=== Dataset section ===

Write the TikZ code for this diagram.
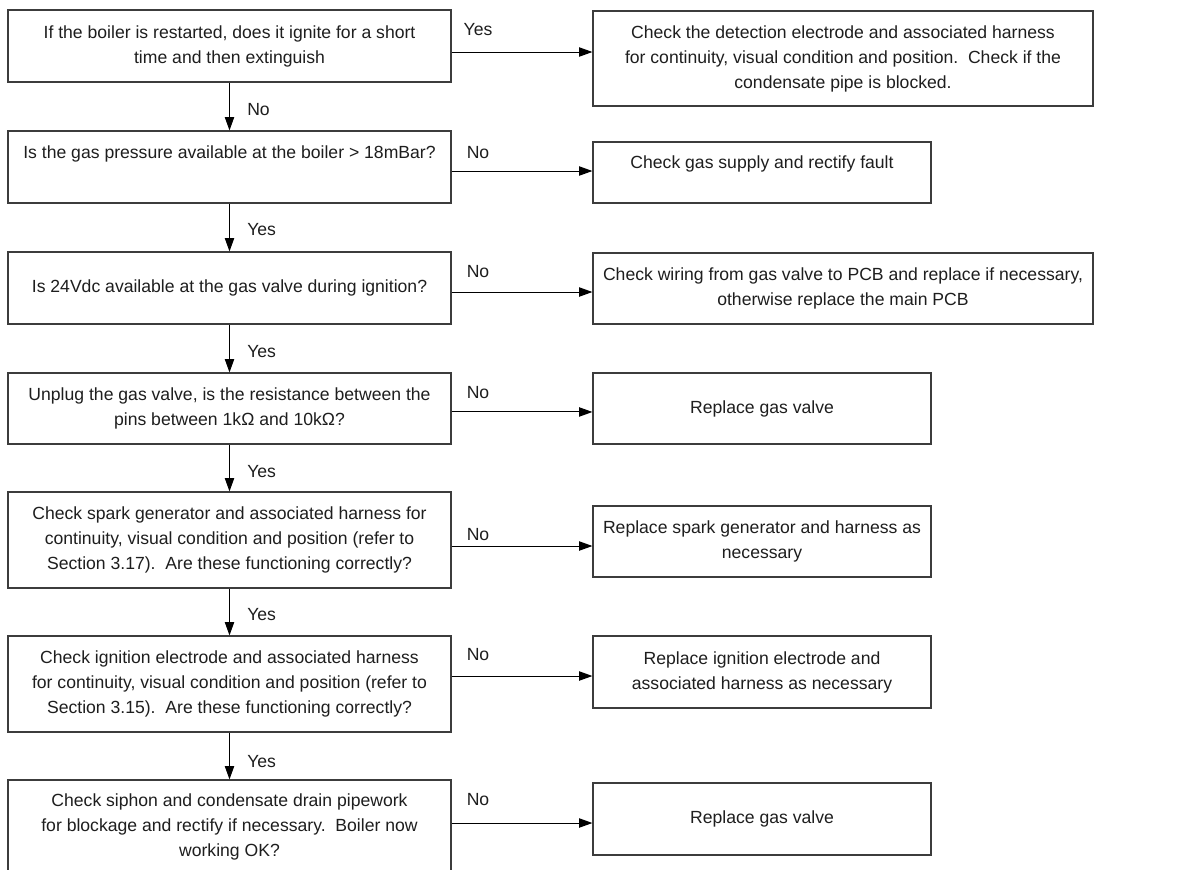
\documentclass[tikz,border=0pt]{standalone}
\usepackage{fontspec}
\setmainfont{Liberation Sans}
\usetikzlibrary{arrows.meta}
\definecolor{boxc}{HTML}{3C3C3C}
\definecolor{txtc}{HTML}{1E1E1E}
\newcommand\flowfont{\fontsize{13.2pt}{18.75pt}\selectfont}
\begin{document}
\begin{tikzpicture}[x=0.75pt,y=-0.75pt,
  box/.style 2 args={draw=boxc, line width=0.9pt, inner sep=0pt, align=center,
    text=txtc, font=\flowfont, minimum width=#1*0.75pt, minimum height=#2*0.75pt},
  txt/.style={inner sep=0pt, align=center, text=txtc, font=\flowfont},
  lbl/.style={inner sep=0pt, text=txtc, font=\flowfont},
  arr/.style={draw=black, line width=0.75pt, -{Triangle[length=10pt,width=7pt]}}]
\useasboundingbox (0,0) rectangle (1203,869);
\fill[white] (0,0) rectangle (1203,869);
\clip (0,0) rectangle (1203,869);

% left column
\node[box={443}{72}] (L1) at (229.5,46) {If the boiler is restarted, does it ignite for a short\\time and then extinguish};
\node[box={443}{72}] (L2) at (229.5,167) {};
\node[txt] (L2t) at (229.5,154) {Is the gas pressure available at the boiler > 18mBar?};
\node[box={443}{72}] (L3) at (229.5,288) {Is 24Vdc available at the gas valve during ignition?};
\node[box={443}{71}] (L4) at (229.5,408.5) {Unplug the gas valve, is the resistance between the\\pins between 1k\char"03A9{} and 10k\char"03A9?};
\node[box={443}{96}] (L5) at (229.5,540) {Check spark generator and associated harness for\\continuity, visual condition and position (refer to\\Section 3.17).\ \ Are these functioning correctly?};
\node[box={443}{96}] (L6) at (229.5,684) {Check ignition electrode and associated harness\\for continuity, visual condition and position (refer to\\Section 3.15).\ \ Are these functioning correctly?};
\node[box={443}{120}] (L7) at (229.5,840) {};
\node[txt] (L7t) at (229.5,827) {Check siphon and condensate drain pipework\\for blockage and rectify if necessary.\ \ Boiler now\\working OK?};

% right column
\node[box={500}{95}] (R1) at (843,58.5) {Check the detection electrode and associated harness\\for continuity, visual condition and position.\ \ Check if the\\condensate pipe is blocked.};
\node[box={338}{61}] (R2) at (762,172.5) {};
\node[txt] (R2t) at (762,164) {Check gas supply and rectify fault};
\node[box={500}{71}] (R3) at (843,288.5) {Check wiring from gas valve to PCB and replace if necessary,\\otherwise replace the main PCB};
\node[box={338}{71}] (R4) at (762,408.5) {Replace gas valve};
\node[box={338}{71}] (R5) at (762,541.5) {Replace spark generator and harness as\\necessary};
\node[box={338}{72}] (R6) at (762,672) {Replace ignition electrode and\\associated harness as necessary};
\node[box={338}{72}] (R7) at (762,819) {Replace gas valve};

% down arrows
\draw[arr] (L1.south) -- (L2.north);
\draw[arr] (L2.south) -- (L3.north);
\draw[arr] (L3.south) -- (L4.north);
\draw[arr] (L4.south) -- (L5.north);
\draw[arr] (L5.south) -- (L6.north);
\draw[arr] (L6.south) -- (L7.north);
\node[lbl, anchor=west] (d1) at (247,110) {No};
\node[lbl, anchor=west] (d2) at (247,230) {Yes};
\node[lbl, anchor=west] (d3) at (247,352) {Yes};
\node[lbl, anchor=west] (d4) at (247,472) {Yes};
\node[lbl, anchor=west] (d5) at (247,615) {Yes};
\node[lbl, anchor=west] (d6) at (247,762) {Yes};

% right arrows
\coordinate (a1) at ([yshift=-4.5pt]L1.east);
\coordinate (a2) at ([yshift=-3pt]L2.east);
\coordinate (a3) at ([yshift=-3pt]L3.east);
\coordinate (a4) at ([yshift=-2.6pt]L4.east);
\coordinate (a5) at ([yshift=-4.5pt]L5.east);
\coordinate (a6) at ([yshift=6pt]L6.east);
\coordinate (a7) at ([yshift=12.75pt]L7.east);
\draw[arr] (a1) -- (a1 -| R1.west);
\draw[arr] (a2) -- (a2 -| R2.west);
\draw[arr] (a3) -- (a3 -| R3.west);
\draw[arr] (a4) -- (a4 -| R4.west);
\draw[arr] (a5) -- (a5 -| R5.west);
\draw[arr] (a6) -- (a6 -| R6.west);
\draw[arr] (a7) -- (a7 -| R7.west);
\node[lbl] (r1) at (478,30) {Yes};
\node[lbl] (r2) at (478,153) {No};
\node[lbl] (r3) at (478,272) {No};
\node[lbl] (r4) at (478,393) {No};
\node[lbl] (r5) at (478,535) {No};
\node[lbl] (r6) at (478,655) {No};
\node[lbl] (r7) at (478,800) {No};
\end{tikzpicture}
\end{document}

===

_Directive_:
Reproduce the data verbatim. Do not carry any picture into the copy.

_Solution to the exercise_:
Write the TikZ code for this diagram.
\documentclass[tikz,border=0pt]{standalone}
\usepackage{fontspec}
\setmainfont{Liberation Sans}
\usetikzlibrary{arrows.meta}
\definecolor{boxc}{HTML}{3C3C3C}
\definecolor{txtc}{HTML}{1E1E1E}
\newcommand\flowfont{\fontsize{13.2pt}{18.75pt}\selectfont}
\begin{document}
\begin{tikzpicture}[x=0.75pt,y=-0.75pt,
  box/.style 2 args={draw=boxc, line width=0.9pt, inner sep=0pt, align=center,
    text=txtc, font=\flowfont, minimum width=#1*0.75pt, minimum height=#2*0.75pt},
  txt/.style={inner sep=0pt, align=center, text=txtc, font=\flowfont},
  lbl/.style={inner sep=0pt, text=txtc, font=\flowfont},
  arr/.style={draw=black, line width=0.75pt, -{Triangle[length=10pt,width=7pt]}}]
\useasboundingbox (0,0) rectangle (1203,869);
\fill[white] (0,0) rectangle (1203,869);
\clip (0,0) rectangle (1203,869);

% left column
\node[box={443}{72}] (L1) at (229.5,46) {If the boiler is restarted, does it ignite for a short\\time and then extinguish};
\node[box={443}{72}] (L2) at (229.5,167) {};
\node[txt] (L2t) at (229.5,154) {Is the gas pressure available at the boiler > 18mBar?};
\node[box={443}{72}] (L3) at (229.5,288) {Is 24Vdc available at the gas valve during ignition?};
\node[box={443}{71}] (L4) at (229.5,408.5) {Unplug the gas valve, is the resistance between the\\pins between 1k\char"03A9{} and 10k\char"03A9?};
\node[box={443}{96}] (L5) at (229.5,540) {Check spark generator and associated harness for\\continuity, visual condition and position (refer to\\Section 3.17).\ \ Are these functioning correctly?};
\node[box={443}{96}] (L6) at (229.5,684) {Check ignition electrode and associated harness\\for continuity, visual condition and position (refer to\\Section 3.15).\ \ Are these functioning correctly?};
\node[box={443}{120}] (L7) at (229.5,840) {};
\node[txt] (L7t) at (229.5,827) {Check siphon and condensate drain pipework\\for blockage and rectify if necessary.\ \ Boiler now\\working OK?};

% right column
\node[box={500}{95}] (R1) at (843,58.5) {Check the detection electrode and associated harness\\for continuity, visual condition and position.\ \ Check if the\\condensate pipe is blocked.};
\node[box={338}{61}] (R2) at (762,172.5) {};
\node[txt] (R2t) at (762,164) {Check gas supply and rectify fault};
\node[box={500}{71}] (R3) at (843,288.5) {Check wiring from gas valve to PCB and replace if necessary,\\otherwise replace the main PCB};
\node[box={338}{71}] (R4) at (762,408.5) {Replace gas valve};
\node[box={338}{71}] (R5) at (762,541.5) {Replace spark generator and harness as\\necessary};
\node[box={338}{72}] (R6) at (762,672) {Replace ignition electrode and\\associated harness as necessary};
\node[box={338}{72}] (R7) at (762,819) {Replace gas valve};

% down arrows
\draw[arr] (L1.south) -- (L2.north);
\draw[arr] (L2.south) -- (L3.north);
\draw[arr] (L3.south) -- (L4.north);
\draw[arr] (L4.south) -- (L5.north);
\draw[arr] (L5.south) -- (L6.north);
\draw[arr] (L6.south) -- (L7.north);
\node[lbl, anchor=west] (d1) at (247,110) {No};
\node[lbl, anchor=west] (d2) at (247,230) {Yes};
\node[lbl, anchor=west] (d3) at (247,352) {Yes};
\node[lbl, anchor=west] (d4) at (247,472) {Yes};
\node[lbl, anchor=west] (d5) at (247,615) {Yes};
\node[lbl, anchor=west] (d6) at (247,762) {Yes};

% right arrows
\coordinate (a1) at ([yshift=-4.5pt]L1.east);
\coordinate (a2) at ([yshift=-3pt]L2.east);
\coordinate (a3) at ([yshift=-3pt]L3.east);
\coordinate (a4) at ([yshift=-2.6pt]L4.east);
\coordinate (a5) at ([yshift=-4.5pt]L5.east);
\coordinate (a6) at ([yshift=6pt]L6.east);
\coordinate (a7) at ([yshift=12.75pt]L7.east);
\draw[arr] (a1) -- (a1 -| R1.west);
\draw[arr] (a2) -- (a2 -| R2.west);
\draw[arr] (a3) -- (a3 -| R3.west);
\draw[arr] (a4) -- (a4 -| R4.west);
\draw[arr] (a5) -- (a5 -| R5.west);
\draw[arr] (a6) -- (a6 -| R6.west);
\draw[arr] (a7) -- (a7 -| R7.west);
\node[lbl] (r1) at (478,30) {Yes};
\node[lbl] (r2) at (478,153) {No};
\node[lbl] (r3) at (478,272) {No};
\node[lbl] (r4) at (478,393) {No};
\node[lbl] (r5) at (478,535) {No};
\node[lbl] (r6) at (478,655) {No};
\node[lbl] (r7) at (478,800) {No};
\end{tikzpicture}
\end{document}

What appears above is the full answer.